La cessazione dell’impresa familiare può avvenire per:
- Decisione dell’imprenditore titolare;
- Recesso dei collaboratori familiari:
- Cessazione dell’attività per cause esterne (es. mancanza di redditività)
I passaggi da compiere comprendono:
- Cessazione della Partita IVA, da comunicare all’Agenzia delle Entrate entro 30 giorni dalla chiusura.
- Cancellazione dal Registro delle Imprese;
- Chiusura delle posizioni INPS e INAIL
Tassazione dell’impresa familiare: aspetti fiscali e dichiarazione dei redditi
Dal punto di vista fiscale, l’impresa familiare è regolata dai commi 4 e 5 dell’articolo 5 del TUIR.
Nell’impresa familiare il reddito prodotto deve essere distribuito:
- all’imprenditore, nel limite minimo del 51% del reddito complessivamente prodotto;
- ai familiari, nel limite massimo del 49% del reddito complessivamente prodotto.
L’impresa familiare è ammessa dal punto di vista fiscale se e solo se sussistono le seguenti condizioni:
- che i familiari partecipanti all’impresa risultino nominativamente, con l’indicazione del rapporto di parentela o di affinità con l’imprenditore, da atto pubblico o da scrittura privata autenticata anteriore all’inizio del periodo di imposta, recante la sottoscrizione dell’imprenditore e dei familiari partecipanti;
- che la dichiarazione dei redditi dell’imprenditore rechi l’indicazione delle quote di partecipazione agli utili spettanti ai familiari e l’attestazione che le quote stesse sono proporzionate alla qualità e quantità del lavoro effettivamente prestato nell’impresa, in modo continuativo e prevalente, nel periodo di imposta;
- che ciascun familiare attesti, nella propria dichiarazione dei redditi, di aver prestato la sua attività di lavoro nell’impresa in modo continuativo e prevalente.
La normativa fiscale, in perfetta analogia con quella civilistica, definisce impresa familiare quell’impresa in cui, oltre all’imprenditore, collaborano il coniuge, i parenti entro il terzo grado e gli affini entro il secondo grado.
Impresa familiare: qualche esempio concreto per capire
Sono tante le imprese familiari che operano in Italia, sia come grandi aziende di successo che come PMI.
Fiat, Pirelli, Benetton, Marzotto, Luxottica, Ferrero, Rana sono nomi stirici di aziende a conduzione familiare che hanno fatto la storia imprenditoriale del Paese.
Per capire cos’è in concreto un’impresa familiare basta un esempio generico:
Tizio apre un panificio e coinvolge sua moglie e suo figlio nella gestione dell’attività.
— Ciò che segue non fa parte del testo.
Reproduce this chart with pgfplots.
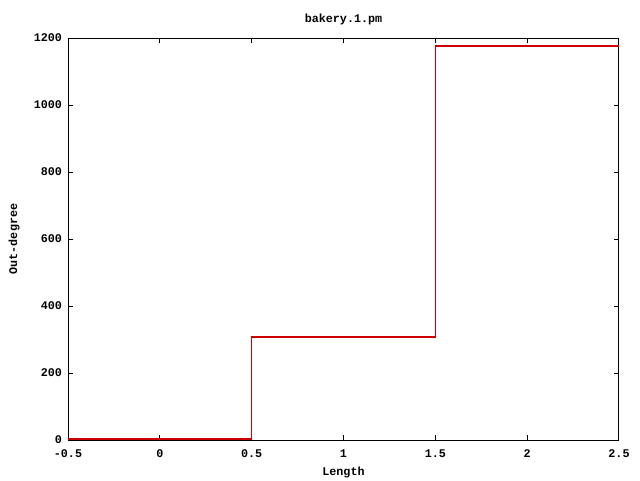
\documentclass[border=0pt]{standalone}
\usepackage{fontspec}
\setmainfont{Liberation Mono}
\usepackage{pgfplots}
\pgfplotsset{compat=1.18}
\definecolor{gpred}{RGB}{204,0,0}
\begin{document}
\begin{tikzpicture}[x=1pt,y=1pt]
\useasboundingbox (0,0) rectangle (480,360);
\fill[white] (0,0) rectangle (480,360);
\begin{axis}[
  at={(51pt,30pt)}, anchor=south west,
  scale only axis, width=413.25pt, height=301.5pt,
  xmin=-0.5, xmax=2.5, ymin=0, ymax=1200,
  xtick={-0.5,0,0.5,1,1.5,2,2.5},
  ytick={0,200,400,600,800,1000,1200},
  scaled ticks=false,
  /pgf/number format/assume math mode=true,
  /pgf/number format/1000 sep={},
  tick align=inside, major tick length=4pt,
  tick style={black, line width=0.75pt},
  axis line style={black, line width=0.75pt},
  font=\fontsize{8.8}{10}\selectfont\bfseries,
  tick label style={font=\fontsize{8.8}{10}\selectfont\bfseries},
  xticklabel style={yshift=-4pt},
  yticklabel style={xshift=-1pt},
  title={bakery.1.pm},
  xlabel={Length},
  ylabel={Out-degree},
  title style={at={(axis description cs:0.5,1.0274)}, anchor=center},
  xlabel style={at={(axis description cs:0.5,-0.0796)}, anchor=center},
  ylabel style={at={(axis description cs:-0.098,0.5)}, anchor=center},
]
\addplot[draw=red!80!black, line width=1.2pt, mark=none]
  coordinates {(-0.5,3) (0.5,3) (0.5,307) (1.5,307) (1.5,1176) (2.5,1176)};
\end{axis}
\end{tikzpicture}
\end{document}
Tizio è l’imprenditore e detiene il 51% del reddito.
La moglie e il figlio lavorano stabilmente nel panificio e ricevono il 49% del reddito, diviso in base al loro contributo.
Tutti pagano le tasse sul proprio reddito e versano i contributi INPS.
L’impresa familiare è registrata presso la Camera di Commercio e ha una Partita IVA.
Se il panificio genera 50.000€ di reddito, Marco terrà almeno 25.500€, mentre la moglie e il figlio divideranno il resto secondo le loro quote.